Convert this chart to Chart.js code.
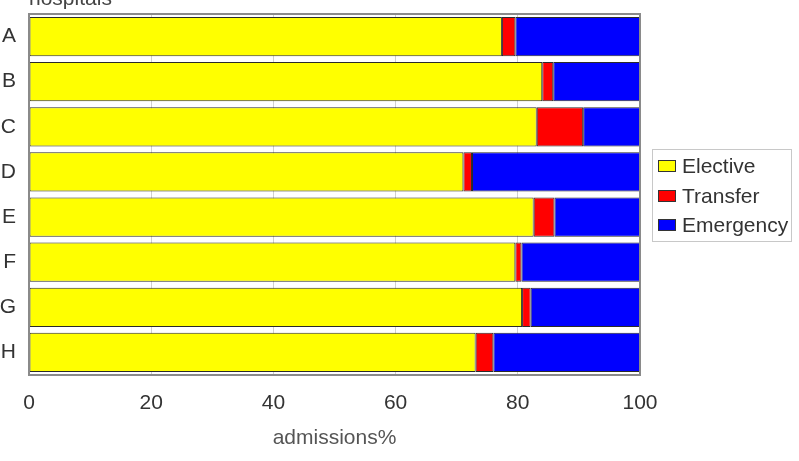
<!DOCTYPE html>
<html>
<head>
<meta charset="utf-8">
<script src="https://cdn.jsdelivr.net/npm/chart.js@4/dist/chart.umd.min.js"></script>
<style>
  html, body { margin: 0; padding: 0; background: #ffffff; }
  #wrap { width: 799px; height: 461px; position: relative; }
</style>
</head>
<body>
<div id="wrap"><canvas id="c" width="799" height="461"></canvas></div>
<script>
const categories = ['A', 'B', 'C', 'D', 'E', 'F', 'G', 'H'];
const elective   = [77.4, 84.0, 83.1, 71.1, 82.6, 79.6, 80.7, 73.1];
const transfer   = [2.2, 1.8, 7.6, 1.4, 3.4, 1.0, 1.4, 2.9];
const emergency  = [20.4, 14.2, 9.3, 27.5, 14.0, 19.4, 17.9, 24.0];
const seriesNames = ['Elective', 'Transfer', 'Emergency'];
const xTicks = [0, 20, 40, 60, 80, 100];
const xTitle = 'admissions%';
const yTitle = 'hospitals';

const FONT = "'Liberation Sans', Arial, Helvetica, sans-serif";
const colors = ['#ffff00', '#ff0000', '#0000ff'];

const framePlugin = {
  id: 'frame',
  afterDatasetsDraw(chart) {
    const {ctx, chartArea: a} = chart;
    ctx.save();
    ctx.strokeStyle = '#8a8a8a';
    ctx.lineWidth = 2;
    ctx.strokeRect(a.left, a.top, a.right - a.left, a.bottom - a.top);
    ctx.restore();
  },
  afterDraw(chart) {
    const {ctx, chartArea: a} = chart;
    ctx.save();
    ctx.font = '21px ' + FONT;
    ctx.fillStyle = '#444';
    ctx.textAlign = 'left';
    ctx.textBaseline = 'alphabetic';
    ctx.fillText(yTitle, a.left, 5);
    const lx = 652, ly = 149, lw = 139, lh = 92;
    ctx.fillStyle = '#ffffff';
    ctx.fillRect(lx, ly, lw, lh);
    ctx.strokeStyle = '#c8c8c8';
    ctx.lineWidth = 1;
    ctx.strokeRect(lx + 0.5, ly + 0.5, lw, lh);
    const rows = [166, 196, 225];
    chart.data.datasets.forEach((ds, i) => {
      const cy = rows[i];
      ctx.fillStyle = ds.backgroundColor;
      ctx.fillRect(658, cy - 6, 18, 12);
      ctx.strokeStyle = '#333';
      ctx.strokeRect(658.5, cy - 5.5, 17, 11);
      ctx.fillStyle = '#333';
      ctx.textBaseline = 'middle';
      ctx.fillText(ds.label, 682, cy + 1);
    });
    ctx.restore();
  }
};

new Chart(document.getElementById('c'), {
  type: 'bar',
  data: {
    labels: categories,
    datasets: [
      { label: seriesNames[0], data: elective,  backgroundColor: colors[0] },
      { label: seriesNames[1], data: transfer,  backgroundColor: colors[1] },
      { label: seriesNames[2], data: emergency, backgroundColor: colors[2] }
    ].map(d => Object.assign(d, {
      borderColor: '#2a2a2a', borderWidth: 1, borderSkipped: false,
      categoryPercentage: 1.0, barPercentage: 0.87
    }))
  },
  options: {
    indexAxis: 'y',
    responsive: false,
    animation: false,
    devicePixelRatio: 1,
    layout: { padding: { top: 14, right: 159, left: 0, bottom: 0 } },
    plugins: { legend: { display: false }, tooltip: { enabled: false } },
    scales: {
      x: {
        stacked: true,
        min: 0, max: 100,
        afterBuildTicks(scale) { scale.ticks = xTicks.map(v => ({ value: v })); },
        afterFit(scale) { scale.height = 86; },
        grid: { color: '#cfcfcf', drawTicks: false, lineWidth: 1 },
        border: { display: false },
        ticks: { color: '#333', font: { family: FONT, size: 21 }, padding: 16, maxRotation: 0 },
        title: { display: true, text: xTitle, color: '#555', font: { family: FONT, size: 21 }, padding: { top: 0, bottom: 10 } }
      },
      y: {
        stacked: true,
        afterFit(scale) { scale.width = 29; scale.paddingTop = 0; scale.paddingBottom = 0; },
        grid: { display: false, drawTicks: false },
        border: { display: false },
        ticks: { color: '#333', font: { family: FONT, size: 21 }, padding: 13 }
      }
    }
  },
  plugins: [framePlugin]
});
</script>
</body>
</html>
= = = = = = =
:: What to work on ::
Output the lines above in full and exactly as given, omitting any pictures.

:: Answer to the task ::
Convert this chart to Chart.js code.
<!DOCTYPE html>
<html>
<head>
<meta charset="utf-8">
<script src="https://cdn.jsdelivr.net/npm/chart.js@4/dist/chart.umd.min.js"></script>
<style>
  html, body { margin: 0; padding: 0; background: #ffffff; }
  #wrap { width: 799px; height: 461px; position: relative; }
</style>
</head>
<body>
<div id="wrap"><canvas id="c" width="799" height="461"></canvas></div>
<script>
const categories = ['A', 'B', 'C', 'D', 'E', 'F', 'G', 'H'];
const elective   = [77.4, 84.0, 83.1, 71.1, 82.6, 79.6, 80.7, 73.1];
const transfer   = [2.2, 1.8, 7.6, 1.4, 3.4, 1.0, 1.4, 2.9];
const emergency  = [20.4, 14.2, 9.3, 27.5, 14.0, 19.4, 17.9, 24.0];
const seriesNames = ['Elective', 'Transfer', 'Emergency'];
const xTicks = [0, 20, 40, 60, 80, 100];
const xTitle = 'admissions%';
const yTitle = 'hospitals';

const FONT = "'Liberation Sans', Arial, Helvetica, sans-serif";
const colors = ['#ffff00', '#ff0000', '#0000ff'];

const framePlugin = {
  id: 'frame',
  afterDatasetsDraw(chart) {
    const {ctx, chartArea: a} = chart;
    ctx.save();
    ctx.strokeStyle = '#8a8a8a';
    ctx.lineWidth = 2;
    ctx.strokeRect(a.left, a.top, a.right - a.left, a.bottom - a.top);
    ctx.restore();
  },
  afterDraw(chart) {
    const {ctx, chartArea: a} = chart;
    ctx.save();
    ctx.font = '21px ' + FONT;
    ctx.fillStyle = '#444';
    ctx.textAlign = 'left';
    ctx.textBaseline = 'alphabetic';
    ctx.fillText(yTitle, a.left, 5);
    const lx = 652, ly = 149, lw = 139, lh = 92;
    ctx.fillStyle = '#ffffff';
    ctx.fillRect(lx, ly, lw, lh);
    ctx.strokeStyle = '#c8c8c8';
    ctx.lineWidth = 1;
    ctx.strokeRect(lx + 0.5, ly + 0.5, lw, lh);
    const rows = [166, 196, 225];
    chart.data.datasets.forEach((ds, i) => {
      const cy = rows[i];
      ctx.fillStyle = ds.backgroundColor;
      ctx.fillRect(658, cy - 6, 18, 12);
      ctx.strokeStyle = '#333';
      ctx.strokeRect(658.5, cy - 5.5, 17, 11);
      ctx.fillStyle = '#333';
      ctx.textBaseline = 'middle';
      ctx.fillText(ds.label, 682, cy + 1);
    });
    ctx.restore();
  }
};

new Chart(document.getElementById('c'), {
  type: 'bar',
  data: {
    labels: categories,
    datasets: [
      { label: seriesNames[0], data: elective,  backgroundColor: colors[0] },
      { label: seriesNames[1], data: transfer,  backgroundColor: colors[1] },
      { label: seriesNames[2], data: emergency, backgroundColor: colors[2] }
    ].map(d => Object.assign(d, {
      borderColor: '#2a2a2a', borderWidth: 1, borderSkipped: false,
      categoryPercentage: 1.0, barPercentage: 0.87
    }))
  },
  options: {
    indexAxis: 'y',
    responsive: false,
    animation: false,
    devicePixelRatio: 1,
    layout: { padding: { top: 14, right: 159, left: 0, bottom: 0 } },
    plugins: { legend: { display: false }, tooltip: { enabled: false } },
    scales: {
      x: {
        stacked: true,
        min: 0, max: 100,
        afterBuildTicks(scale) { scale.ticks = xTicks.map(v => ({ value: v })); },
        afterFit(scale) { scale.height = 86; },
        grid: { color: '#cfcfcf', drawTicks: false, lineWidth: 1 },
        border: { display: false },
        ticks: { color: '#333', font: { family: FONT, size: 21 }, padding: 16, maxRotation: 0 },
        title: { display: true, text: xTitle, color: '#555', font: { family: FONT, size: 21 }, padding: { top: 0, bottom: 10 } }
      },
      y: {
        stacked: true,
        afterFit(scale) { scale.width = 29; scale.paddingTop = 0; scale.paddingBottom = 0; },
        grid: { display: false, drawTicks: false },
        border: { display: false },
        ticks: { color: '#333', font: { family: FONT, size: 21 }, padding: 13 }
      }
    }
  },
  plugins: [framePlugin]
});
</script>
</body>
</html>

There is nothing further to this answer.